DATASET CONTENT

_ _ _ _ _

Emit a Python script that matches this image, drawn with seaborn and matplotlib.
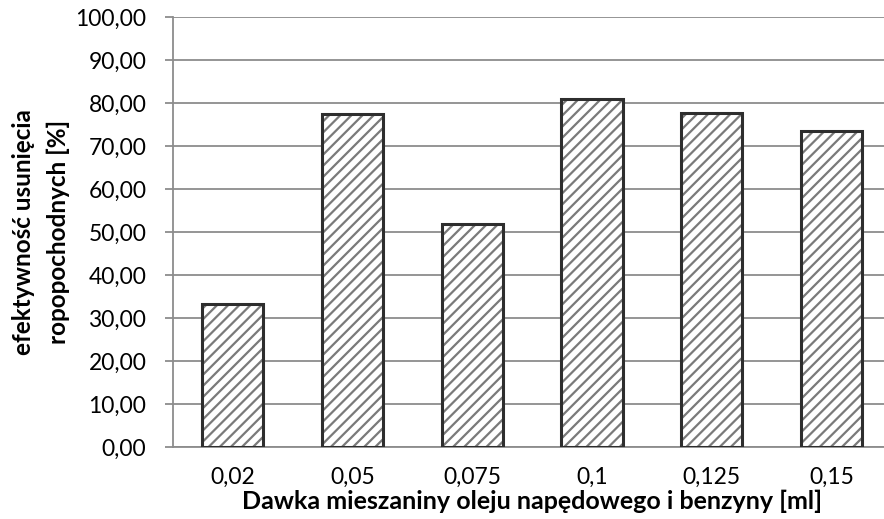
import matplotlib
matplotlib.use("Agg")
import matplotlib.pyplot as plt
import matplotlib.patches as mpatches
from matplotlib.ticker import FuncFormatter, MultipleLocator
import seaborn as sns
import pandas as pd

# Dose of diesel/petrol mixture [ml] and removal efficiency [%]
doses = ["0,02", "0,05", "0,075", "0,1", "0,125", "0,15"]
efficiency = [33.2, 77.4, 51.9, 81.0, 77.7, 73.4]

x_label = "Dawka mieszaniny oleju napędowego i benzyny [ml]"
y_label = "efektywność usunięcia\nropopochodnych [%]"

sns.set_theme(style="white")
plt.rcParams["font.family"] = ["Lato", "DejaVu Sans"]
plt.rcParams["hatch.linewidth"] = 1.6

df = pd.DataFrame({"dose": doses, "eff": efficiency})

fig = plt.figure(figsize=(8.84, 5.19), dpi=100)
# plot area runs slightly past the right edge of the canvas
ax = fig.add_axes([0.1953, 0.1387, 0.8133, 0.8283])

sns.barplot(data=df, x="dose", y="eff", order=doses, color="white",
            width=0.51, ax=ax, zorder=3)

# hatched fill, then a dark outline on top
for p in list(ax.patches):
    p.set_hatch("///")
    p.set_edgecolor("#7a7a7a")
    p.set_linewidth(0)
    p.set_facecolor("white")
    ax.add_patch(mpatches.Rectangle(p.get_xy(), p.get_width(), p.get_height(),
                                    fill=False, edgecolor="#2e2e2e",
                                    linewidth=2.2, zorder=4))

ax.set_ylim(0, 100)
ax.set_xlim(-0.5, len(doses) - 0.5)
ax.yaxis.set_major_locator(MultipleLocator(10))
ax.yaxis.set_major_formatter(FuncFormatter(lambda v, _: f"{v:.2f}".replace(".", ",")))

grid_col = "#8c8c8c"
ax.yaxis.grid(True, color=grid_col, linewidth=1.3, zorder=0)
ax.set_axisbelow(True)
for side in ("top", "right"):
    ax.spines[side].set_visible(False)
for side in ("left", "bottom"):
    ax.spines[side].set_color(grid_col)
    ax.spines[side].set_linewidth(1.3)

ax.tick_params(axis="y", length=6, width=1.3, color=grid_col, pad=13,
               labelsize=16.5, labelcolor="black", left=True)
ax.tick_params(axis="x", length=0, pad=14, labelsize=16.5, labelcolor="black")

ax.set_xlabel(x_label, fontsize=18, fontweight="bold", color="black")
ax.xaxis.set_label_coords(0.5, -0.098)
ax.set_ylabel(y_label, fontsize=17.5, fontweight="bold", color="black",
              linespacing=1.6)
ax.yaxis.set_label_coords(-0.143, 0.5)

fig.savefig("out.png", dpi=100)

_ _ _ _ _

BRIEF
Each line of the data is to be duplicated exactly; pictures stay out of the copy.

SOLUTION
Emit a Python script that matches this image, drawn with seaborn and matplotlib.
import matplotlib
matplotlib.use("Agg")
import matplotlib.pyplot as plt
import matplotlib.patches as mpatches
from matplotlib.ticker import FuncFormatter, MultipleLocator
import seaborn as sns
import pandas as pd

# Dose of diesel/petrol mixture [ml] and removal efficiency [%]
doses = ["0,02", "0,05", "0,075", "0,1", "0,125", "0,15"]
efficiency = [33.2, 77.4, 51.9, 81.0, 77.7, 73.4]

x_label = "Dawka mieszaniny oleju napędowego i benzyny [ml]"
y_label = "efektywność usunięcia\nropopochodnych [%]"

sns.set_theme(style="white")
plt.rcParams["font.family"] = ["Lato", "DejaVu Sans"]
plt.rcParams["hatch.linewidth"] = 1.6

df = pd.DataFrame({"dose": doses, "eff": efficiency})

fig = plt.figure(figsize=(8.84, 5.19), dpi=100)
# plot area runs slightly past the right edge of the canvas
ax = fig.add_axes([0.1953, 0.1387, 0.8133, 0.8283])

sns.barplot(data=df, x="dose", y="eff", order=doses, color="white",
            width=0.51, ax=ax, zorder=3)

# hatched fill, then a dark outline on top
for p in list(ax.patches):
    p.set_hatch("///")
    p.set_edgecolor("#7a7a7a")
    p.set_linewidth(0)
    p.set_facecolor("white")
    ax.add_patch(mpatches.Rectangle(p.get_xy(), p.get_width(), p.get_height(),
                                    fill=False, edgecolor="#2e2e2e",
                                    linewidth=2.2, zorder=4))

ax.set_ylim(0, 100)
ax.set_xlim(-0.5, len(doses) - 0.5)
ax.yaxis.set_major_locator(MultipleLocator(10))
ax.yaxis.set_major_formatter(FuncFormatter(lambda v, _: f"{v:.2f}".replace(".", ",")))

grid_col = "#8c8c8c"
ax.yaxis.grid(True, color=grid_col, linewidth=1.3, zorder=0)
ax.set_axisbelow(True)
for side in ("top", "right"):
    ax.spines[side].set_visible(False)
for side in ("left", "bottom"):
    ax.spines[side].set_color(grid_col)
    ax.spines[side].set_linewidth(1.3)

ax.tick_params(axis="y", length=6, width=1.3, color=grid_col, pad=13,
               labelsize=16.5, labelcolor="black", left=True)
ax.tick_params(axis="x", length=0, pad=14, labelsize=16.5, labelcolor="black")

ax.set_xlabel(x_label, fontsize=18, fontweight="bold", color="black")
ax.xaxis.set_label_coords(0.5, -0.098)
ax.set_ylabel(y_label, fontsize=17.5, fontweight="bold", color="black",
              linespacing=1.6)
ax.yaxis.set_label_coords(-0.143, 0.5)

fig.savefig("out.png", dpi=100)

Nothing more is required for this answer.